The fastest way to cut down on yarn hairiness without changing your cotton supplier is by fine-tuning the winding process. Start by reducing the winding speed - this helps lower the tension, friction, and collisions between the yarn and machine components. Also, make sure the winding equipment is stable and properly balanced. These process tweaks can quickly improve results without needing to modify the raw materials.
How do I choose between compact spinning, higher twist, and singeing for hairiness control?
Different techniques can help manage hairiness in cotton yarn, each with its own advantages. Compact spinning ensures fibers are tightly aligned, which minimizes protruding fibers and results in smoother yarn. Higher twist improves fiber cohesion, though it can slightly compromise flexibility and strength. Singeing is a finishing method that removes surface fibers, delivering instant results. The choice of technique depends on factors like desired quality, cost, and the intended use of the yarn. Compact spinning is often favored for long-term control, while singeing works well as a final touch.
How can I tell if hairiness is coming from raw cotton, spinning settings, or worn machine parts?
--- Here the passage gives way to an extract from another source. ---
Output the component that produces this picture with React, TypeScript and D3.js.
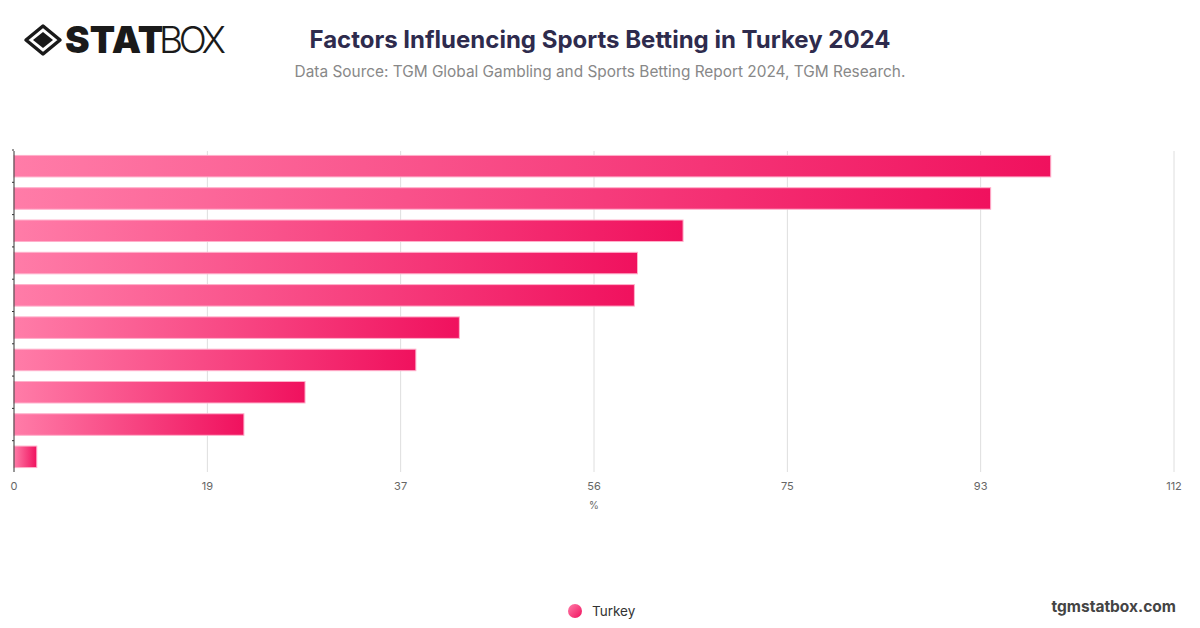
import React, { useEffect, useRef } from "react";
import * as d3 from "d3";

// values (categories are not labelled in the picture)
const categories = [
  "Factor 1", "Factor 2", "Factor 3", "Factor 4", "Factor 5",
  "Factor 6", "Factor 7", "Factor 8", "Factor 9", "Factor 10",
];
const turkeyValues = [100.1, 94.3, 64.6, 60.2, 59.9, 43, 38.8, 28.1, 22.2, 2.2];
const tickValues = [0, 18.67, 37.33, 56, 74.67, 93.33, 112];
const seriesName = "Turkey";

const width = 1200;
const height = 628;
const margin = { top: 151, right: 26, bottom: 156, left: 14 };

export default function App() {
  const ref = useRef<SVGSVGElement>(null);

  useEffect(() => {
    document.body.style.margin = "0";
    const svg = d3.select(ref.current);
    svg.selectAll("*").remove();

    const x = d3.scaleLinear().domain([0, 112]).range([margin.left, width - margin.right]);
    const y = d3
      .scaleBand()
      .domain(categories)
      .range([margin.top, height - margin.bottom])
      .paddingInner(0.334)
      .paddingOuter(0.137);

    const defs = svg.append("defs");
    const grad = defs.append("linearGradient").attr("id", "barGrad").attr("x1", 0).attr("x2", 1).attr("y1", 0).attr("y2", 0);
    grad.append("stop").attr("offset", "0%").attr("stop-color", "#ff7ca8");
    grad.append("stop").attr("offset", "100%").attr("stop-color", "#f0115e");
    const lg = defs.append("linearGradient").attr("id", "legGrad").attr("x1", 0).attr("x2", 1).attr("y1", 0).attr("y2", 1);
    lg.append("stop").attr("offset", "0%").attr("stop-color", "#ff7ca8");
    lg.append("stop").attr("offset", "100%").attr("stop-color", "#f0115e");

    // gridlines
    svg.append("g")
      .selectAll("line")
      .data(tickValues.slice(1))
      .join("line")
      .attr("x1", (d) => x(d))
      .attr("x2", (d) => x(d))
      .attr("y1", margin.top)
      .attr("y2", height - margin.bottom)
      .attr("stroke", "#dedede")
      .attr("stroke-width", 1);

    // tick labels
    svg.append("g")
      .selectAll("text")
      .data(tickValues)
      .join("text")
      .attr("x", (d) => x(d))
      .attr("y", 490)
      .attr("text-anchor", "middle")
      .attr("font-family", "Inter, 'Noto Sans', sans-serif")
      .attr("font-size", 11)
      .attr("fill", "#666")
      .text((d) => Math.round(d));

    svg.append("text")
      .attr("x", (x(0) + x(112)) / 2)
      .attr("y", 509)
      .attr("text-anchor", "middle")
      .attr("font-family", "Inter, 'Noto Sans', sans-serif")
      .attr("font-size", 10)
      .attr("fill", "#666")
      .text("%");

    // bars
    svg.append("g")
      .selectAll("rect")
      .data(turkeyValues)
      .join("rect")
      .attr("x", x(0))
      .attr("y", (d, i) => y(categories[i]) as number)
      .attr("width", (d) => x(d) - x(0))
      .attr("height", y.bandwidth())
      .attr("fill", "url(#barGrad)")
      .attr("stroke", "#ffb0cb")
      .attr("stroke-width", 1);

    // y axis line with small ticks
    const yAxis = svg.append("g");
    yAxis.append("line")
      .attr("x1", x(0)).attr("x2", x(0))
      .attr("y1", margin.top).attr("y2", height - margin.bottom)
      .attr("stroke", "#333").attr("stroke-width", 1);
    yAxis.selectAll("line.tk")
      .data(categories)
      .join("line")
      .attr("class", "tk")
      .attr("x1", x(0) - 2).attr("x2", x(0))
      .attr("y1", (d) => (y(d) as number) - (y.step() * y.paddingInner()) / 2)
      .attr("y2", (d) => (y(d) as number) - (y.step() * y.paddingInner()) / 2)
      .attr("stroke", "#333");

    // title
    svg.append("text")
      .attr("x", 600).attr("y", 48)
      .attr("text-anchor", "middle")
      .attr("font-family", "Inter, 'Noto Sans', sans-serif")
      .attr("font-weight", 700)
      .attr("font-size", 24)
      .attr("fill", "#2e2b4d")
      .text("Factors Influencing Sports Betting in Turkey 2024");
    svg.append("text")
      .attr("x", 600).attr("y", 77)
      .attr("text-anchor", "middle")
      .attr("font-family", "Inter, 'Noto Sans', sans-serif")
      .attr("font-size", 15.4)
      .attr("fill", "#888")
      .text("Data Source: TGM Global Gambling and Sports Betting Report 2024, TGM Research.");

    // logo
    const logo = svg.append("g");
    logo.append("path")
      .attr("d", "M43,26 L60,40 L43,54 L26,40 Z")
      .attr("fill", "none").attr("stroke", "#1a1a1a").attr("stroke-width", 3.5).attr("stroke-linejoin", "round");
    logo.append("path")
      .attr("d", "M43,32 L53,40 L43,48 L33,40 Z")
      .attr("fill", "#1a1a1a");
    logo.append("text")
      .attr("x", 65).attr("y", 53)
      .attr("font-family", "Inter, 'Noto Sans', sans-serif")
      .attr("font-weight", 900)
      .attr("font-size", 37)
      .attr("fill", "#1a1a1a")
      .text("STAT");
    logo.append("text")
      .attr("x", 159).attr("y", 53)
      .attr("font-family", "Inter, 'Noto Sans', sans-serif")
      .attr("font-weight", 300)
      .attr("font-size", 37)
      .attr("textLength", 67)
      .attr("fill", "#1a1a1a")
      .text("BOX");

    // legend
    svg.append("circle").attr("cx", 575).attr("cy", 611).attr("r", 7).attr("fill", "url(#legGrad)");
    svg.append("text")
      .attr("x", 592).attr("y", 616)
      .attr("font-family", "Inter, 'Noto Sans', sans-serif")
      .attr("font-size", 13.5)
      .attr("fill", "#333")
      .text(seriesName);

    svg.append("text")
      .attr("x", 1176).attr("y", 612)
      .attr("text-anchor", "end")
      .attr("font-family", "Inter, 'Noto Sans', sans-serif")
      .attr("font-weight", 700)
      .attr("font-size", 15.5)
      .attr("fill", "#444")
      .text("tgmstatbox.com");
  }, []);

  return <svg ref={ref} width={width} height={height} style={{ display: "block", background: "#fff" }} />;
}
Hairiness in raw cotton often stems from fiber characteristics such as length, strength, or contamination, including dust or seed-coat fragments. Issues like loops or floating fibers can arise from spinning settings, particularly when twist levels or spindle speeds are not properly adjusted. Additionally, worn machine parts can create uneven tension or slippage, leading to fibers sticking out. To pinpoint the cause, it’s essential to evaluate fiber quality, optimize process settings, and ensure machines are in good condition.